_Exercise description:_
Leaving out the pictures, retype the lines from the beginning of the listing through the line containing "import * as".

_Data shown:_
———
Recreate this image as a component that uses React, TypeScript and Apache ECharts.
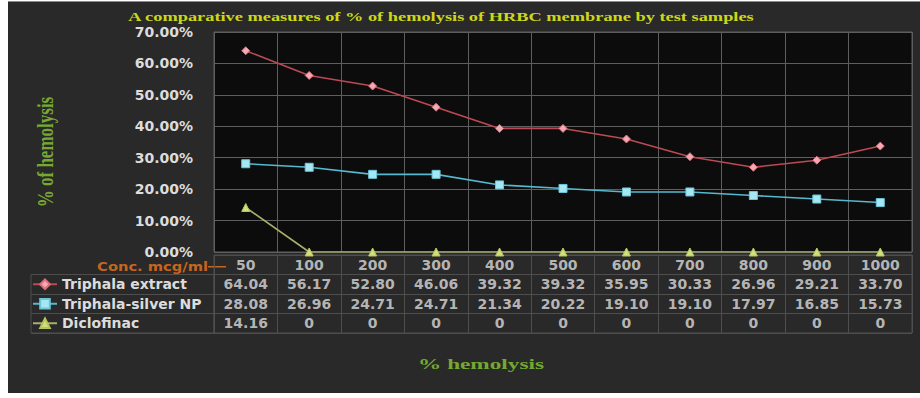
import React, { useEffect, useRef } from "react";
import * as echarts from "echarts";

const categories = ["50", "100", "200", "300", "400", "500", "600", "700", "800", "900", "1000"];
const triphalaExtract = [64.04, 56.17, 52.8, 46.06, 39.32, 39.32, 35.95, 30.33, 26.96, 29.21, 33.7];
const triphalaSilverNP = [28.08, 26.96, 24.71, 24.71, 21.34, 20.22, 19.1, 19.1, 17.97, 16.85, 15.73];
const diclofinac = [14.16, 0, 0, 0, 0, 0, 0, 0, 0, 0, 0];
const seriesNames = ["Triphala extract", "Triphala-silver NP", "Diclofinac"];
const yMin = 0;
const yMax = 70;
const yInterval = 10;
const titleText = "A comparative measures of % of hemolysis of HRBC membrane by test samples";
const yTitle = "% of hemolysis";
const xTitle = "% hemolysis";
const concLabel = "Conc. mcg/ml";

const FONT = "DejaVu Sans";
const SERIF = "Liberation Serif";

function fmt(v: number) {
  return v === 0 ? "0" : v.toFixed(2);
}

export default function App() {
  const ref = useRef<HTMLDivElement>(null);
  useEffect(() => {
    document.body.style.margin = "0";
    const chart = echarts.init(ref.current!, null, { renderer: "svg" });
    const valuesList = [triphalaExtract, triphalaSilverNP, diclofinac];
    const rowKeys = ["hdr", ...seriesNames];
    const tableData: any[] = [];
    categories.forEach((c) => tableData.push([c, "hdr", c]));
    valuesList.forEach((vals, si) =>
      vals.forEach((v, i) => tableData.push([categories[i], seriesNames[si], fmt(v)]))
    );

    const rowTop = 255;
    const rowH = 19.5;
    const styles = [
      { symbol: "diamond", size: 8, line: "#bb4a55", fill: "#f6a9b2", border: "#d9707c" },
      { symbol: "rect", size: 8, line: "#56b9cf", fill: "#a6e8f2", border: "#6cc6da" },
      { symbol: "triangle", size: 8, line: "#a9ae6c", fill: "#d2e07c", border: "#b7c45e" },
    ];
    const textCol = "#dcdcdc";

    const option: any = {
      animation: false,
      backgroundColor: "transparent",
      grid: [
        { left: 214, top: 32, width: 698, height: 220, show: true, backgroundColor: "#0c0c0c", borderColor: "#5e5e5e", borderWidth: 1 },
        { left: 214, top: rowTop, width: 698, height: rowH * 4, show: true, borderColor: "#4e4e4e", borderWidth: 1 },
        { left: 31, top: rowTop + rowH, width: 183, height: rowH * 3, show: true, borderColor: "#4e4e4e", borderWidth: 1 },
      ],
      xAxis: [
        {
          gridIndex: 0, type: "category", data: categories, boundaryGap: true,
          axisLine: { show: false }, axisTick: { show: false }, axisLabel: { show: false },
          splitLine: { show: true, interval: 0, lineStyle: { color: "#5e5e5e", width: 1 } },
        },
        {
          gridIndex: 1, type: "category", data: categories, boundaryGap: true,
          axisLine: { show: false }, axisTick: { show: false }, axisLabel: { show: false },
          splitLine: { show: true, interval: 0, lineStyle: { color: "#4e4e4e", width: 1 } },
        },
        {
          gridIndex: 2, type: "value", show: false,
        },
      ],
      yAxis: [
        {
          gridIndex: 0, type: "value", min: yMin, max: yMax, interval: yInterval,
          axisLine: { show: false }, axisTick: { show: false },
          axisLabel: {
            formatter: (v: number) => v.toFixed(2) + "%", color: textCol, fontSize: 14,
            fontWeight: "bold", fontFamily: FONT, margin: 21, lineHeight: 14,
          },
          splitLine: { show: true, lineStyle: { color: "#5e5e5e", width: 1 } },
        },
        {
          gridIndex: 1, type: "category", data: rowKeys, inverse: true, boundaryGap: true,
          axisLine: { show: false }, axisTick: { show: false }, axisLabel: { show: false },
          splitLine: { show: true, interval: 0, lineStyle: { color: "#4e4e4e", width: 1 } },
        },
        {
          gridIndex: 2, type: "category", data: seriesNames, inverse: true, boundaryGap: true,
          axisLine: { show: false }, axisTick: { show: false }, axisLabel: { show: false },
          splitLine: { show: true, interval: 0, lineStyle: { color: "#4e4e4e", width: 1 } },
        },
      ],
      legend: seriesNames.map((n, i) => ({
        data: [n], orient: "horizontal", left: 32, top: rowTop + rowH * (i + 1) + rowH / 2 - 7,
        padding: 0, itemWidth: 24, itemHeight: 12,
        textStyle: { color: textCol, fontSize: 14, fontFamily: FONT, fontWeight: "bold", lineHeight: 14 },
      })),
      series: [
        ...valuesList.map((vals, i) => ({
          type: "line", name: seriesNames[i], data: vals, xAxisIndex: 0, yAxisIndex: 0,
          symbol: styles[i].symbol, symbolSize: styles[i].size, showAllSymbol: true,
          lineStyle: { color: styles[i].line, width: 1.6 },
          itemStyle: { color: styles[i].fill, borderColor: styles[i].border, borderWidth: 1 },
          z: 5 - i,
        })),
        {
          type: "scatter", xAxisIndex: 1, yAxisIndex: 1, data: tableData, symbolSize: 0, silent: true,
          label: {
            show: true, position: "inside", formatter: (p: any) => p.value[2],
            color: textCol, fontSize: 14, fontWeight: "bold", fontFamily: FONT,
          },
        },
      ],
      graphic: [
        {
          type: "text", x: 441, y: 17, scaleX: 1.53,
          style: {
            text: titleText, x: 0, y: 0, fill: "#cdd81a", font: `bold 12px "${SERIF}"`,
            align: "center", verticalAlign: "middle", textAlign: "center", textVerticalAlign: "middle",
          },
        },
        {
          type: "text", x: 45, y: 152, rotation: Math.PI / 2, scaleY: 1.3,
          style: {
            text: yTitle, x: 0, y: 0, fill: "#78a832", font: `bold 17px "${SERIF}"`,
            align: "center", verticalAlign: "middle", textAlign: "center", textVerticalAlign: "middle",
          },
        },
        {
          type: "text", x: 481, y: 364, scaleX: 1.55,
          style: {
            text: xTitle, x: 0, y: 0, fill: "#74a830", font: `bold 15px "${SERIF}"`,
            align: "center", verticalAlign: "middle", textAlign: "center", textVerticalAlign: "middle",
          },
        },
        {
          type: "text", x: 208, y: rowTop + rowH / 2 + 1.5, scaleX: 1.13,
          style: {
            text: concLabel, x: 0, y: 0, fill: "#c9641c", font: `bold 13px "${FONT}"`, lineHeight: 13,
            align: "right", verticalAlign: "middle", textAlign: "right", textVerticalAlign: "middle",
          },
        },
        {
          type: "line", shape: { x1: 208, y1: rowTop + rowH / 2 + 2, x2: 226, y2: rowTop + rowH / 2 + 2 },
          style: { stroke: "#c9641c", lineWidth: 1.5 },
        },
      ],
    };
    chart.setOption(option);
    return () => chart.dispose();
  }, []);
  return (
    <div style={{ position: "relative", width: 920, height: 398, background: "#fff" }}>
      <div style={{ position: "absolute", left: 8, top: 1, width: 912, height: 392, background: "#292929", borderTop: "1px solid #8a8a8a", boxSizing: "border-box" }} />
      <div ref={ref} style={{ position: "absolute", left: 0, top: 0, width: 920, height: 398 }} />
    </div>
  );
}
———
_Task solution:_
Recreate this image as a component that uses React, TypeScript and Apache ECharts.
import React, { useEffect, useRef } from "react";
import * as echarts from "echarts";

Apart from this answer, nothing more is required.